-- START Given material --

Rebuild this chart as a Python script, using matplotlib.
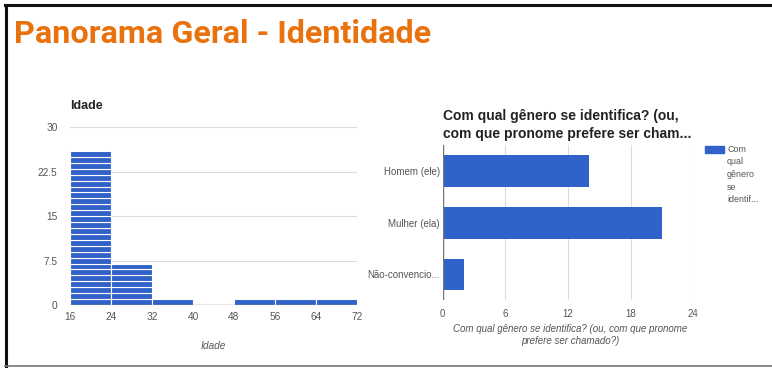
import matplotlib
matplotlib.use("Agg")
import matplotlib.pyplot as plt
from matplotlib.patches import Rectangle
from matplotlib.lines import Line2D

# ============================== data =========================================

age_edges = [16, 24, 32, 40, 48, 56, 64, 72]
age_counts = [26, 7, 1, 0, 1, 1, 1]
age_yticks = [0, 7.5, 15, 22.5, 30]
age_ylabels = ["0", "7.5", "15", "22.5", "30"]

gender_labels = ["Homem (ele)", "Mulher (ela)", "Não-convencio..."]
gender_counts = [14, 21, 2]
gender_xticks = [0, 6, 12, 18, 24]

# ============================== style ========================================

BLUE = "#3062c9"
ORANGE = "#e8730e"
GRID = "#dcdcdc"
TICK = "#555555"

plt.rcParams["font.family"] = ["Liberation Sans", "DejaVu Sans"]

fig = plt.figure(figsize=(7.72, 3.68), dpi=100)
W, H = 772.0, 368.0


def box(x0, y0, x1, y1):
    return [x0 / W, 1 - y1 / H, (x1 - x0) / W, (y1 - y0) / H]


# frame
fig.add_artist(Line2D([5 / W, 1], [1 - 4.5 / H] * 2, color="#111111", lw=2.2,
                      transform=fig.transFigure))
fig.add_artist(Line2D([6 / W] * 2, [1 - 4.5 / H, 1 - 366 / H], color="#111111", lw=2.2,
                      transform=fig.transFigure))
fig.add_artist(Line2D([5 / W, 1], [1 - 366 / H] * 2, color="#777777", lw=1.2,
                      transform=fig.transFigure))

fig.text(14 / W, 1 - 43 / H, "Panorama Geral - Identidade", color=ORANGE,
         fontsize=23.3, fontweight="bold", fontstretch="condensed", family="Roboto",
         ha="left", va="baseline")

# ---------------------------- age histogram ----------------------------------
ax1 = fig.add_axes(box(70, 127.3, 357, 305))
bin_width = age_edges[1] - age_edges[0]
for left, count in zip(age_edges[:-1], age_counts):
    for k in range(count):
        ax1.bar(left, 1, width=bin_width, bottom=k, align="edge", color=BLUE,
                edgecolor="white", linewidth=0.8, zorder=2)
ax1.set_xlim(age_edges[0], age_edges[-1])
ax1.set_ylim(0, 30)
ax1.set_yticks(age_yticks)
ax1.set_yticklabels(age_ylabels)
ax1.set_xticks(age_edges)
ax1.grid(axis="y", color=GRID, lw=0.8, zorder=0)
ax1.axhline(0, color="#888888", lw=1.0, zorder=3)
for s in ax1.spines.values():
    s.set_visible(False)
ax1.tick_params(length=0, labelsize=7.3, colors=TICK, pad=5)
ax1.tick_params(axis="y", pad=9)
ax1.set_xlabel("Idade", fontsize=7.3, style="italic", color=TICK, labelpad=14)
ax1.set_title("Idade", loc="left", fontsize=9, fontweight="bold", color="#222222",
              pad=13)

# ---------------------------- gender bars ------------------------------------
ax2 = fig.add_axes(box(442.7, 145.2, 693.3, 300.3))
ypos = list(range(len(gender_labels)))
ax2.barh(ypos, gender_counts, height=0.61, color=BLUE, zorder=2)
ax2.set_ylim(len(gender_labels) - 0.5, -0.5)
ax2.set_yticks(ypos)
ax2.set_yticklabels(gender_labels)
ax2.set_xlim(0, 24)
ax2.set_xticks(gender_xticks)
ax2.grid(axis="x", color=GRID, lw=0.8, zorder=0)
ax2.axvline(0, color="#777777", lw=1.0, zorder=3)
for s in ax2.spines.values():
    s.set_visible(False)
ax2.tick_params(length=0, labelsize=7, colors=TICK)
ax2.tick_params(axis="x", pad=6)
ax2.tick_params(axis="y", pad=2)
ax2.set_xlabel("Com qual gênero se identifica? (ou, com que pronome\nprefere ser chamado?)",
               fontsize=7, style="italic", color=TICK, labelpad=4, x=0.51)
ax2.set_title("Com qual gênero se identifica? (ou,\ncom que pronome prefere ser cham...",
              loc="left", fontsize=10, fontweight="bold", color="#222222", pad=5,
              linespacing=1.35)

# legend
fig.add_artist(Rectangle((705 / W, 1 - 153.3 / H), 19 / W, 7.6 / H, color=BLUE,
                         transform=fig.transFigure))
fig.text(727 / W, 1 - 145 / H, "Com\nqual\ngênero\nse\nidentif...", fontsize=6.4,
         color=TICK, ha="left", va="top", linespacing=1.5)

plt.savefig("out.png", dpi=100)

-- END Given material --

Do not copy the pictures, but repeat every line exactly.

Rebuild this chart as a Python script, using matplotlib.
import matplotlib
matplotlib.use("Agg")
import matplotlib.pyplot as plt
from matplotlib.patches import Rectangle
from matplotlib.lines import Line2D

# ============================== data =========================================

age_edges = [16, 24, 32, 40, 48, 56, 64, 72]
age_counts = [26, 7, 1, 0, 1, 1, 1]
age_yticks = [0, 7.5, 15, 22.5, 30]
age_ylabels = ["0", "7.5", "15", "22.5", "30"]

gender_labels = ["Homem (ele)", "Mulher (ela)", "Não-convencio..."]
gender_counts = [14, 21, 2]
gender_xticks = [0, 6, 12, 18, 24]

# ============================== style ========================================

BLUE = "#3062c9"
ORANGE = "#e8730e"
GRID = "#dcdcdc"
TICK = "#555555"

plt.rcParams["font.family"] = ["Liberation Sans", "DejaVu Sans"]

fig = plt.figure(figsize=(7.72, 3.68), dpi=100)
W, H = 772.0, 368.0


def box(x0, y0, x1, y1):
    return [x0 / W, 1 - y1 / H, (x1 - x0) / W, (y1 - y0) / H]


# frame
fig.add_artist(Line2D([5 / W, 1], [1 - 4.5 / H] * 2, color="#111111", lw=2.2,
                      transform=fig.transFigure))
fig.add_artist(Line2D([6 / W] * 2, [1 - 4.5 / H, 1 - 366 / H], color="#111111", lw=2.2,
                      transform=fig.transFigure))
fig.add_artist(Line2D([5 / W, 1], [1 - 366 / H] * 2, color="#777777", lw=1.2,
                      transform=fig.transFigure))

fig.text(14 / W, 1 - 43 / H, "Panorama Geral - Identidade", color=ORANGE,
         fontsize=23.3, fontweight="bold", fontstretch="condensed", family="Roboto",
         ha="left", va="baseline")

# ---------------------------- age histogram ----------------------------------
ax1 = fig.add_axes(box(70, 127.3, 357, 305))
bin_width = age_edges[1] - age_edges[0]
for left, count in zip(age_edges[:-1], age_counts):
    for k in range(count):
        ax1.bar(left, 1, width=bin_width, bottom=k, align="edge", color=BLUE,
                edgecolor="white", linewidth=0.8, zorder=2)
ax1.set_xlim(age_edges[0], age_edges[-1])
ax1.set_ylim(0, 30)
ax1.set_yticks(age_yticks)
ax1.set_yticklabels(age_ylabels)
ax1.set_xticks(age_edges)
ax1.grid(axis="y", color=GRID, lw=0.8, zorder=0)
ax1.axhline(0, color="#888888", lw=1.0, zorder=3)
for s in ax1.spines.values():
    s.set_visible(False)
ax1.tick_params(length=0, labelsize=7.3, colors=TICK, pad=5)
ax1.tick_params(axis="y", pad=9)
ax1.set_xlabel("Idade", fontsize=7.3, style="italic", color=TICK, labelpad=14)
ax1.set_title("Idade", loc="left", fontsize=9, fontweight="bold", color="#222222",
              pad=13)

# ---------------------------- gender bars ------------------------------------
ax2 = fig.add_axes(box(442.7, 145.2, 693.3, 300.3))
ypos = list(range(len(gender_labels)))
ax2.barh(ypos, gender_counts, height=0.61, color=BLUE, zorder=2)
ax2.set_ylim(len(gender_labels) - 0.5, -0.5)
ax2.set_yticks(ypos)
ax2.set_yticklabels(gender_labels)
ax2.set_xlim(0, 24)
ax2.set_xticks(gender_xticks)
ax2.grid(axis="x", color=GRID, lw=0.8, zorder=0)
ax2.axvline(0, color="#777777", lw=1.0, zorder=3)
for s in ax2.spines.values():
    s.set_visible(False)
ax2.tick_params(length=0, labelsize=7, colors=TICK)
ax2.tick_params(axis="x", pad=6)
ax2.tick_params(axis="y", pad=2)
ax2.set_xlabel("Com qual gênero se identifica? (ou, com que pronome\nprefere ser chamado?)",
               fontsize=7, style="italic", color=TICK, labelpad=4, x=0.51)
ax2.set_title("Com qual gênero se identifica? (ou,\ncom que pronome prefere ser cham...",
              loc="left", fontsize=10, fontweight="bold", color="#222222", pad=5,
              linespacing=1.35)

# legend
fig.add_artist(Rectangle((705 / W, 1 - 153.3 / H), 19 / W, 7.6 / H, color=BLUE,
                         transform=fig.transFigure))
fig.text(727 / W, 1 - 145 / H, "Com\nqual\ngênero\nse\nidentif...", fontsize=6.4,
         color=TICK, ha="left", va="top", linespacing=1.5)

plt.savefig("out.png", dpi=100)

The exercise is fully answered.